Problem requirements
Only the lines from the line containing "Write a Python" to the line containing "t.set_linespacing(1.58)", with both of those lines, are to be repeated exactly. Leave the images out.

Records for the task
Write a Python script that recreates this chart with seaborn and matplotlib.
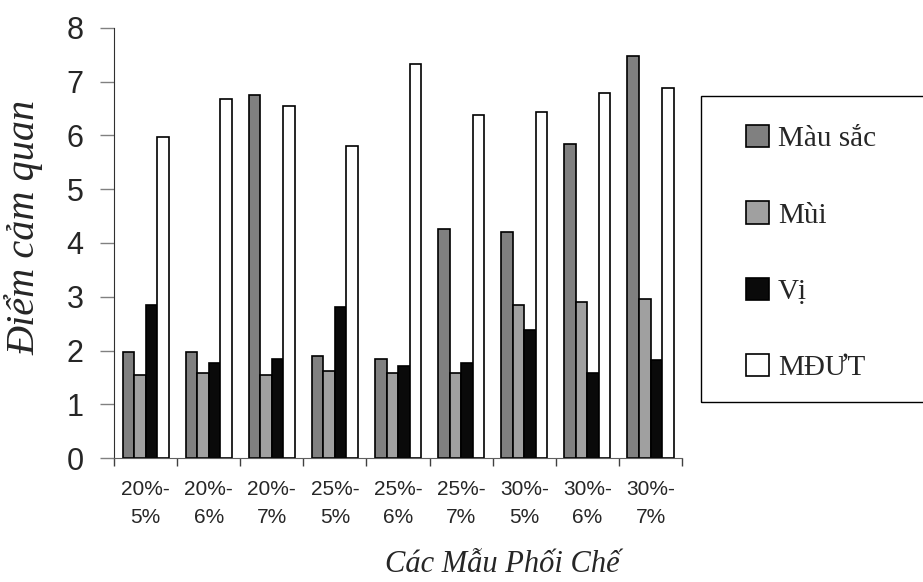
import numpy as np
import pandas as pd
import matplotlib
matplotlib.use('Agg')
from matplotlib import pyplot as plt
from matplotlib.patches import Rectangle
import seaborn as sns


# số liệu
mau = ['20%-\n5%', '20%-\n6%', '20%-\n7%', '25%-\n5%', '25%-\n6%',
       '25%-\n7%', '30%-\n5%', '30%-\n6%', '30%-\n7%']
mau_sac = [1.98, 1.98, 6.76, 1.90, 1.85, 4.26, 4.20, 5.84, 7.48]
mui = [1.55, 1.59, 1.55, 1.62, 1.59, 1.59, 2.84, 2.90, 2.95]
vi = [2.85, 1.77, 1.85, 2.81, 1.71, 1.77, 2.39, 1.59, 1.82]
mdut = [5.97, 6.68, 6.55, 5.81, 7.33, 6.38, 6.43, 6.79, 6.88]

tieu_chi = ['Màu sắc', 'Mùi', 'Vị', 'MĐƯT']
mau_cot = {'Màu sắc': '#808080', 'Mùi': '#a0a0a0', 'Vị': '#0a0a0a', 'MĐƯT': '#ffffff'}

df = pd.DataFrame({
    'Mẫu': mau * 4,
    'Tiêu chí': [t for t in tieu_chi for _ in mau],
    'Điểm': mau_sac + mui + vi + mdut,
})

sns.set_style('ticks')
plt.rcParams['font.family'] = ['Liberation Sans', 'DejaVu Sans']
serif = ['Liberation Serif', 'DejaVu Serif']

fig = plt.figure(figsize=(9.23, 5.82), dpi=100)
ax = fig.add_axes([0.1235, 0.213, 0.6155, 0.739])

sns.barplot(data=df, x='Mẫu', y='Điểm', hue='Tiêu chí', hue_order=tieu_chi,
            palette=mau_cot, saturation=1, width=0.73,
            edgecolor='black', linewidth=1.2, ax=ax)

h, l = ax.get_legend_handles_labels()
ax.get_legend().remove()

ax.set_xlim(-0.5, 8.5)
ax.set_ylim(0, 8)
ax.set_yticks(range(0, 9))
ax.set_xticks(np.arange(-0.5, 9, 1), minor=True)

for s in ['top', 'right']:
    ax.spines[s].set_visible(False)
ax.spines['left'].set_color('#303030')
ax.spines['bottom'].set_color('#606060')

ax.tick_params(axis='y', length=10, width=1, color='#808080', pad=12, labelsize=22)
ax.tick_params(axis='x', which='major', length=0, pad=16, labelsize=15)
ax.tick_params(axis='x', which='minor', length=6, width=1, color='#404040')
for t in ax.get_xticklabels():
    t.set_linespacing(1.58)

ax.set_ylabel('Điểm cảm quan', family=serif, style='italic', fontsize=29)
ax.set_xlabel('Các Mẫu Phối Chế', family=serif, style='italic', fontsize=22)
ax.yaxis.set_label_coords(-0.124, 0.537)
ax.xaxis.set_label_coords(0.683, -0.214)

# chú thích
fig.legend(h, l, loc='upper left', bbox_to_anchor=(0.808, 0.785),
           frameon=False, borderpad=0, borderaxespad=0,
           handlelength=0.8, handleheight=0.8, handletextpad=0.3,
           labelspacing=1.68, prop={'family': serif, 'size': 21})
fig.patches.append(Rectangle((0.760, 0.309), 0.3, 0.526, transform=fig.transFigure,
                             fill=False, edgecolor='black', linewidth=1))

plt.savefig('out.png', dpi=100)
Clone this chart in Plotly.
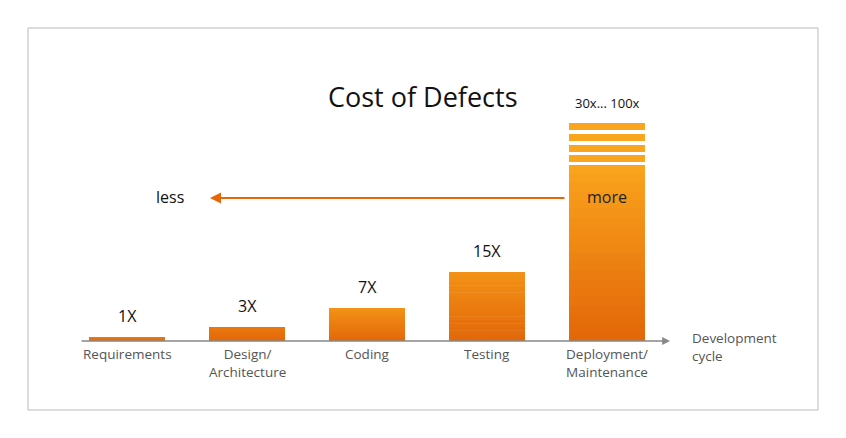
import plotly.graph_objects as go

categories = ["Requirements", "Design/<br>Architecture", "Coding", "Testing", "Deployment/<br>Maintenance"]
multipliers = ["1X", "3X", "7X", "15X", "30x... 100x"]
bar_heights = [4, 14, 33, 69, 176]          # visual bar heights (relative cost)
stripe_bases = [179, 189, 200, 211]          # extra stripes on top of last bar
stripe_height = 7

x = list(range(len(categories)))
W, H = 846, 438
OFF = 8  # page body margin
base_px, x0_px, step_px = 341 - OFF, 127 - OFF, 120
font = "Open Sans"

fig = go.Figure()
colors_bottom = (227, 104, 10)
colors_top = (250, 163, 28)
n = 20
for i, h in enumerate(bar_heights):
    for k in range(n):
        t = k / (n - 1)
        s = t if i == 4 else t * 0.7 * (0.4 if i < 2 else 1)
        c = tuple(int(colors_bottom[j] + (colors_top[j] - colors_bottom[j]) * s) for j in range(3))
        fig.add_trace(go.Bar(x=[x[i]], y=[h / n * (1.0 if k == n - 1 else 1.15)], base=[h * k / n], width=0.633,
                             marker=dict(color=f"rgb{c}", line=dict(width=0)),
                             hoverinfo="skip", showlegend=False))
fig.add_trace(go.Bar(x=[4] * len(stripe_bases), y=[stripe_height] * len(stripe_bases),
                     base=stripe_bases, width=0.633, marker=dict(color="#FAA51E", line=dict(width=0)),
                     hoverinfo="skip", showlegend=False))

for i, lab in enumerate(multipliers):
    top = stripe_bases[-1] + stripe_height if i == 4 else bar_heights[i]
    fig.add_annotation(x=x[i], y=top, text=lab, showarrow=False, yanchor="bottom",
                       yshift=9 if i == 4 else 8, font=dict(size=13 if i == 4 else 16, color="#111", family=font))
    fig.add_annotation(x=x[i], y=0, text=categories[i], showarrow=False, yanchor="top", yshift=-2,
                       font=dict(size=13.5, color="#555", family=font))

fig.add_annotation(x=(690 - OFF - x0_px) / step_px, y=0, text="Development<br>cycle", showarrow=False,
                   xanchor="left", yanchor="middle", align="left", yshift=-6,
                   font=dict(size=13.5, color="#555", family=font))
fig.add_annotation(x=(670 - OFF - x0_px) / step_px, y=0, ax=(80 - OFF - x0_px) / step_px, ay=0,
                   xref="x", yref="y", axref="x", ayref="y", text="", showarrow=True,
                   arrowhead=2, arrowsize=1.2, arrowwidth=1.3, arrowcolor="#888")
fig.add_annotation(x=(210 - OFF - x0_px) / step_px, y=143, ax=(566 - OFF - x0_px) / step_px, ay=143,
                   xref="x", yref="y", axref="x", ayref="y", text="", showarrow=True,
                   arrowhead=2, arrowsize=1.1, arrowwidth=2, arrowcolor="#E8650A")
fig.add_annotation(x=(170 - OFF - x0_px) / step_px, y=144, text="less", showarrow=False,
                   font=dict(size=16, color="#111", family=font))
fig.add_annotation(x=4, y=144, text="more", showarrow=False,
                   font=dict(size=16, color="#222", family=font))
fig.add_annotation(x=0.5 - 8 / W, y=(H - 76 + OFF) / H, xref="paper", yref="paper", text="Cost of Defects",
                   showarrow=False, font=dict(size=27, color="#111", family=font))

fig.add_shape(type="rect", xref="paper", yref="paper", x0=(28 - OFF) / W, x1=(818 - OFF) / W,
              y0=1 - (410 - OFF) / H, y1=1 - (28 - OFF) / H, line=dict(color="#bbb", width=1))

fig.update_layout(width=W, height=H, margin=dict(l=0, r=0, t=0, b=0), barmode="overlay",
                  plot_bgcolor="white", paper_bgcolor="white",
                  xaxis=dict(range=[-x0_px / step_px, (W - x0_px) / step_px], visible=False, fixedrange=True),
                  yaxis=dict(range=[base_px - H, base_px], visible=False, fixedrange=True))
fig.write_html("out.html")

---

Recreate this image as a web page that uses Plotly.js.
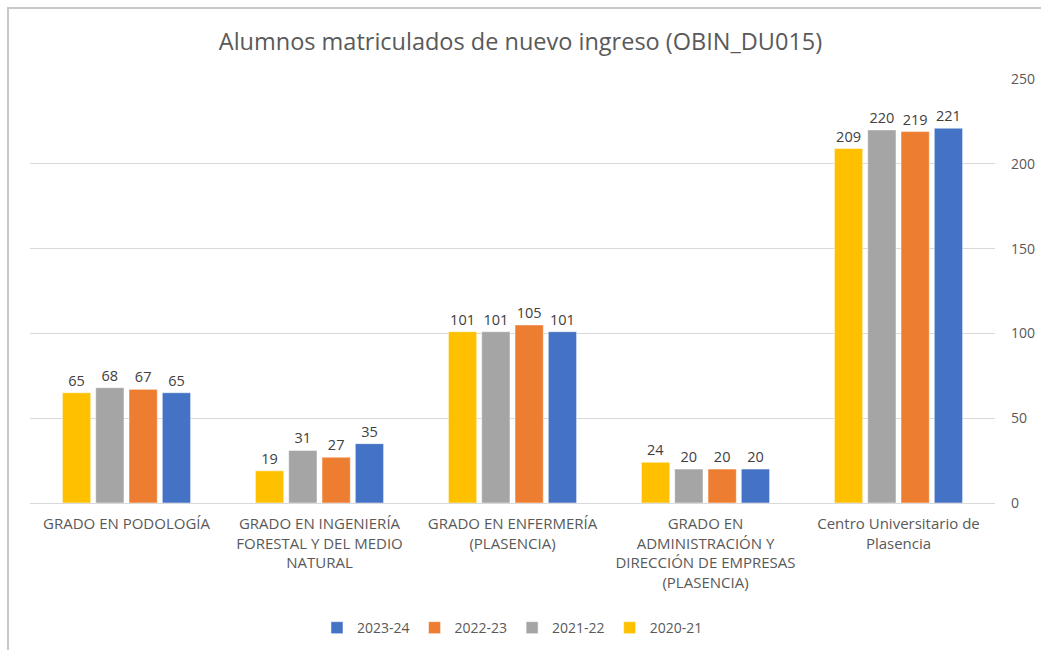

Response to this task
Write a Python script that recreates this chart with seaborn and matplotlib.
import numpy as np
import pandas as pd
import matplotlib
matplotlib.use('Agg')
from matplotlib import pyplot as plt
from matplotlib.patches import Rectangle
import seaborn as sns


# số liệu
mau = ['20%-\n5%', '20%-\n6%', '20%-\n7%', '25%-\n5%', '25%-\n6%',
       '25%-\n7%', '30%-\n5%', '30%-\n6%', '30%-\n7%']
mau_sac = [1.98, 1.98, 6.76, 1.90, 1.85, 4.26, 4.20, 5.84, 7.48]
mui = [1.55, 1.59, 1.55, 1.62, 1.59, 1.59, 2.84, 2.90, 2.95]
vi = [2.85, 1.77, 1.85, 2.81, 1.71, 1.77, 2.39, 1.59, 1.82]
mdut = [5.97, 6.68, 6.55, 5.81, 7.33, 6.38, 6.43, 6.79, 6.88]

tieu_chi = ['Màu sắc', 'Mùi', 'Vị', 'MĐƯT']
mau_cot = {'Màu sắc': '#808080', 'Mùi': '#a0a0a0', 'Vị': '#0a0a0a', 'MĐƯT': '#ffffff'}

df = pd.DataFrame({
    'Mẫu': mau * 4,
    'Tiêu chí': [t for t in tieu_chi for _ in mau],
    'Điểm': mau_sac + mui + vi + mdut,
})

sns.set_style('ticks')
plt.rcParams['font.family'] = ['Liberation Sans', 'DejaVu Sans']
serif = ['Liberation Serif', 'DejaVu Serif']

fig = plt.figure(figsize=(9.23, 5.82), dpi=100)
ax = fig.add_axes([0.1235, 0.213, 0.6155, 0.739])

sns.barplot(data=df, x='Mẫu', y='Điểm', hue='Tiêu chí', hue_order=tieu_chi,
            palette=mau_cot, saturation=1, width=0.73,
            edgecolor='black', linewidth=1.2, ax=ax)

h, l = ax.get_legend_handles_labels()
ax.get_legend().remove()

ax.set_xlim(-0.5, 8.5)
ax.set_ylim(0, 8)
ax.set_yticks(range(0, 9))
ax.set_xticks(np.arange(-0.5, 9, 1), minor=True)

for s in ['top', 'right']:
    ax.spines[s].set_visible(False)
ax.spines['left'].set_color('#303030')
ax.spines['bottom'].set_color('#606060')

ax.tick_params(axis='y', length=10, width=1, color='#808080', pad=12, labelsize=22)
ax.tick_params(axis='x', which='major', length=0, pad=16, labelsize=15)
ax.tick_params(axis='x', which='minor', length=6, width=1, color='#404040')
for t in ax.get_xticklabels():
    t.set_linespacing(1.58)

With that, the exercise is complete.